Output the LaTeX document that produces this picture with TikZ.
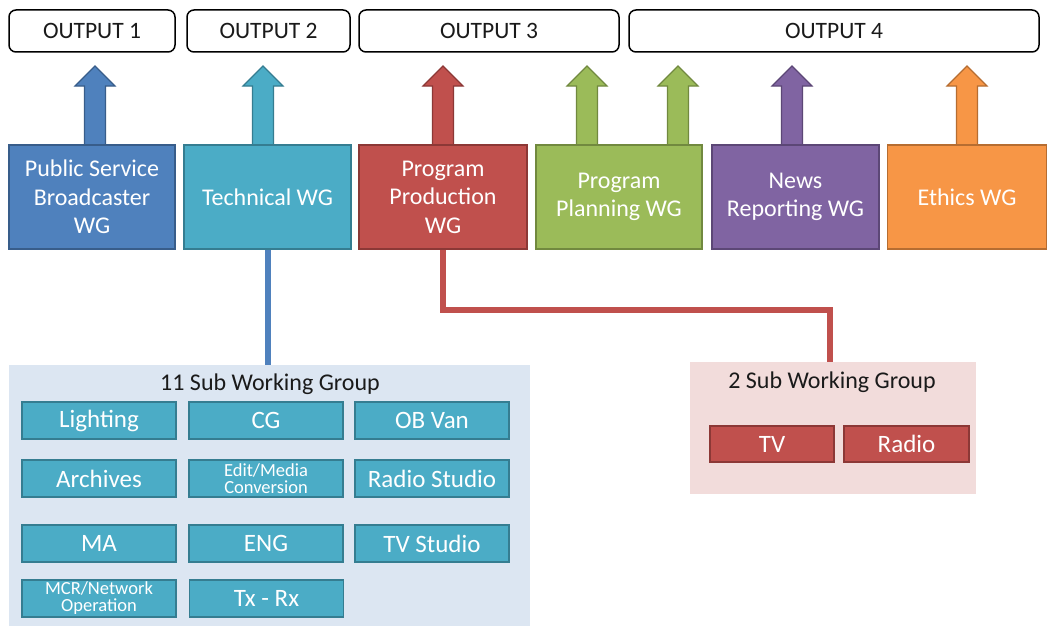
\documentclass[tikz,border=0pt]{standalone}
\usepackage{fontspec}
\setmainfont{Carlito}
\usetikzlibrary{calc}
\definecolor{cblue}{HTML}{4F81BD}\definecolor{cblued}{HTML}{385D8A}
\definecolor{cteal}{HTML}{4BACC6}\definecolor{cteald}{HTML}{357D91}
\definecolor{cred}{HTML}{C0504D}\definecolor{credd}{HTML}{8C3836}
\definecolor{cgreen}{HTML}{9BBB59}\definecolor{cgreend}{HTML}{71893F}
\definecolor{cpurple}{HTML}{8064A2}\definecolor{cpurpled}{HTML}{5C4776}
\definecolor{corange}{HTML}{F79646}\definecolor{coranged}{HTML}{B66D31}
\definecolor{csubblue}{HTML}{DCE6F2}\definecolor{csubpink}{HTML}{F2DCDB}
\definecolor{ctext}{HTML}{1A1A1A}
\tikzset{
  outbox/.style={draw=black, line width=1.5, rounded corners=7, fill=white, minimum height=42, inner sep=0, text=ctext, font=\fontsize{23.5}{27}\selectfont},
  wgbox/.style={minimum height=104, inner sep=0, line width=1.8, text=white, align=center, font=\fontsize{24}{28.5}\selectfont},
  subbox/.style={fill=cteal, draw=cteald, line width=1.5, minimum width=154, minimum height=37, inner sep=0, text=white, align=center, font=\fontsize{25}{27}\selectfont},
  smalltext/.style={font=\fontsize{18.5}{17}\selectfont},
  redbox/.style={fill=cred, draw=credd, line width=1.5, minimum height=36, inner sep=0, text=white, font=\fontsize{25}{27}\selectfont},
  grouptitle/.style={text=ctext, inner sep=0, font=\fontsize{24}{27}\selectfont},
  wgarrow/.style={line width=1.2, line join=miter},
  conn/.style={line width=6, line join=miter},
}
\newcommand\upwgarrow[3]{%
  \filldraw[wgarrow, fill=#2, draw=#3] (#1-10.5,146) -- (#1-10.5,86) -- (#1-20,86) -- (#1,66) -- (#1+20,86) -- (#1+10.5,86) -- (#1+10.5,146) -- cycle;}
\begin{document}
\begin{tikzpicture}[x=1pt,y=-1pt]
\useasboundingbox[fill=white] (0,0) rectangle (1048,626);

% outputs
\node[outbox, minimum width=166] (out1) at (92,31) {OUTPUT 1};
\node[outbox, minimum width=163] (out2) at (268.5,31) {OUTPUT 2};
\node[outbox, minimum width=260] (out3) at (489,31) {OUTPUT 3};
\node[outbox, minimum width=410] (out4) at (834,31) {OUTPUT 4};

% arrows
\upwgarrow{95}{cblue}{cblued}
\upwgarrow{263}{cteal}{cteald}
\upwgarrow{443}{cred}{credd}
\upwgarrow{587}{cgreen}{cgreend}
\upwgarrow{678}{cgreen}{cgreend}
\upwgarrow{792}{cpurple}{cpurpled}
\upwgarrow{967}{corange}{coranged}

% sub group backgrounds
\node[fill=csubblue, minimum width=521, minimum height=261, inner sep=0, anchor=north west] (sub1) at (9,365) {};
\node[fill=csubpink, minimum width=286, minimum height=132, inner sep=0, anchor=north west] (sub2) at (690,362) {};

% WG boxes
\node[wgbox, fill=cblue, draw=cblued, minimum width=166] (psb) at (92,197) {Public Service\\Broadcaster\\WG};
\node[wgbox, fill=cteal, draw=cteald, minimum width=167] (tech) at (267.5,197) {Technical WG};
\node[wgbox, fill=cred, draw=credd, minimum width=168] (ppw) at (443,197) {Program\\Production\\WG};
\node[wgbox, fill=cgreen, draw=cgreend, minimum width=166] (plan) at (619,197) {Program\\Planning WG};
\node[wgbox, fill=cpurple, draw=cpurpled, minimum width=167] (news) at (795.5,197) {News\\Reporting WG};
\node[wgbox, fill=corange, draw=coranged, minimum width=159] (eth) at (967,197) {Ethics WG};

% connectors
\coordinate (tl) at (268,0);
\draw[conn, draw=cblue] (tech.south -| tl) -- (sub1.north -| tl);
\coordinate (rb) at (830,310);
\draw[conn, draw=cred] (ppw.south) |- (rb) -- (sub2.north -| rb);

% 11 sub working group
\node[grouptitle] (t1) at (270,384) {11 Sub Working Group};
\node[subbox] (light) at (99,420.5) {Lighting};
\node[subbox] (cg) at (266,420.5) {CG};
\node[subbox] (ob) at (432,420.5) {OB Van};
\node[subbox] (arch) at (99,478.5) {Archives};
\node[subbox, smalltext] (edit) at (266,478.5) {Edit/Media\\Conversion};
\node[subbox] (radio) at (432,478.5) {Radio Studio};
\node[subbox] (ma) at (99,543.5) {MA};
\node[subbox] (eng) at (266,543.5) {ENG};
\node[subbox] (tvs) at (432,543.5) {TV Studio};
\node[subbox, smalltext] (mcr) at (99,598.5) {MCR/Network\\Operation};
\node[subbox] (txrx) at (266.5,598.5) {Tx - Rx};

% 2 sub working group
\node[grouptitle] (t2) at (832,382) {2 Sub Working Group};
\node[redbox, minimum width=124] (tv) at (772,444) {TV};
\node[redbox, minimum width=125] (rad) at (906.5,444) {Radio};
\end{tikzpicture}
\end{document}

────

Images should not appear in the copy; retype the listing above exactly.

Output the LaTeX document that produces this picture with TikZ.
\documentclass[tikz,border=0pt]{standalone}
\usepackage{fontspec}
\setmainfont{Carlito}
\usetikzlibrary{calc}
\definecolor{cblue}{HTML}{4F81BD}\definecolor{cblued}{HTML}{385D8A}
\definecolor{cteal}{HTML}{4BACC6}\definecolor{cteald}{HTML}{357D91}
\definecolor{cred}{HTML}{C0504D}\definecolor{credd}{HTML}{8C3836}
\definecolor{cgreen}{HTML}{9BBB59}\definecolor{cgreend}{HTML}{71893F}
\definecolor{cpurple}{HTML}{8064A2}\definecolor{cpurpled}{HTML}{5C4776}
\definecolor{corange}{HTML}{F79646}\definecolor{coranged}{HTML}{B66D31}
\definecolor{csubblue}{HTML}{DCE6F2}\definecolor{csubpink}{HTML}{F2DCDB}
\definecolor{ctext}{HTML}{1A1A1A}
\tikzset{
  outbox/.style={draw=black, line width=1.5, rounded corners=7, fill=white, minimum height=42, inner sep=0, text=ctext, font=\fontsize{23.5}{27}\selectfont},
  wgbox/.style={minimum height=104, inner sep=0, line width=1.8, text=white, align=center, font=\fontsize{24}{28.5}\selectfont},
  subbox/.style={fill=cteal, draw=cteald, line width=1.5, minimum width=154, minimum height=37, inner sep=0, text=white, align=center, font=\fontsize{25}{27}\selectfont},
  smalltext/.style={font=\fontsize{18.5}{17}\selectfont},
  redbox/.style={fill=cred, draw=credd, line width=1.5, minimum height=36, inner sep=0, text=white, font=\fontsize{25}{27}\selectfont},
  grouptitle/.style={text=ctext, inner sep=0, font=\fontsize{24}{27}\selectfont},
  wgarrow/.style={line width=1.2, line join=miter},
  conn/.style={line width=6, line join=miter},
}
\newcommand\upwgarrow[3]{%
  \filldraw[wgarrow, fill=#2, draw=#3] (#1-10.5,146) -- (#1-10.5,86) -- (#1-20,86) -- (#1,66) -- (#1+20,86) -- (#1+10.5,86) -- (#1+10.5,146) -- cycle;}
\begin{document}
\begin{tikzpicture}[x=1pt,y=-1pt]
\useasboundingbox[fill=white] (0,0) rectangle (1048,626);

% outputs
\node[outbox, minimum width=166] (out1) at (92,31) {OUTPUT 1};
\node[outbox, minimum width=163] (out2) at (268.5,31) {OUTPUT 2};
\node[outbox, minimum width=260] (out3) at (489,31) {OUTPUT 3};
\node[outbox, minimum width=410] (out4) at (834,31) {OUTPUT 4};

% arrows
\upwgarrow{95}{cblue}{cblued}
\upwgarrow{263}{cteal}{cteald}
\upwgarrow{443}{cred}{credd}
\upwgarrow{587}{cgreen}{cgreend}
\upwgarrow{678}{cgreen}{cgreend}
\upwgarrow{792}{cpurple}{cpurpled}
\upwgarrow{967}{corange}{coranged}

% sub group backgrounds
\node[fill=csubblue, minimum width=521, minimum height=261, inner sep=0, anchor=north west] (sub1) at (9,365) {};
\node[fill=csubpink, minimum width=286, minimum height=132, inner sep=0, anchor=north west] (sub2) at (690,362) {};

% WG boxes
\node[wgbox, fill=cblue, draw=cblued, minimum width=166] (psb) at (92,197) {Public Service\\Broadcaster\\WG};
\node[wgbox, fill=cteal, draw=cteald, minimum width=167] (tech) at (267.5,197) {Technical WG};
\node[wgbox, fill=cred, draw=credd, minimum width=168] (ppw) at (443,197) {Program\\Production\\WG};
\node[wgbox, fill=cgreen, draw=cgreend, minimum width=166] (plan) at (619,197) {Program\\Planning WG};
\node[wgbox, fill=cpurple, draw=cpurpled, minimum width=167] (news) at (795.5,197) {News\\Reporting WG};
\node[wgbox, fill=corange, draw=coranged, minimum width=159] (eth) at (967,197) {Ethics WG};

% connectors
\coordinate (tl) at (268,0);
\draw[conn, draw=cblue] (tech.south -| tl) -- (sub1.north -| tl);
\coordinate (rb) at (830,310);
\draw[conn, draw=cred] (ppw.south) |- (rb) -- (sub2.north -| rb);

% 11 sub working group
\node[grouptitle] (t1) at (270,384) {11 Sub Working Group};
\node[subbox] (light) at (99,420.5) {Lighting};
\node[subbox] (cg) at (266,420.5) {CG};
\node[subbox] (ob) at (432,420.5) {OB Van};
\node[subbox] (arch) at (99,478.5) {Archives};
\node[subbox, smalltext] (edit) at (266,478.5) {Edit/Media\\Conversion};
\node[subbox] (radio) at (432,478.5) {Radio Studio};
\node[subbox] (ma) at (99,543.5) {MA};
\node[subbox] (eng) at (266,543.5) {ENG};
\node[subbox] (tvs) at (432,543.5) {TV Studio};
\node[subbox, smalltext] (mcr) at (99,598.5) {MCR/Network\\Operation};
\node[subbox] (txrx) at (266.5,598.5) {Tx - Rx};

% 2 sub working group
\node[grouptitle] (t2) at (832,382) {2 Sub Working Group};
\node[redbox, minimum width=124] (tv) at (772,444) {TV};
\node[redbox, minimum width=125] (rad) at (906.5,444) {Radio};
\end{tikzpicture}
\end{document}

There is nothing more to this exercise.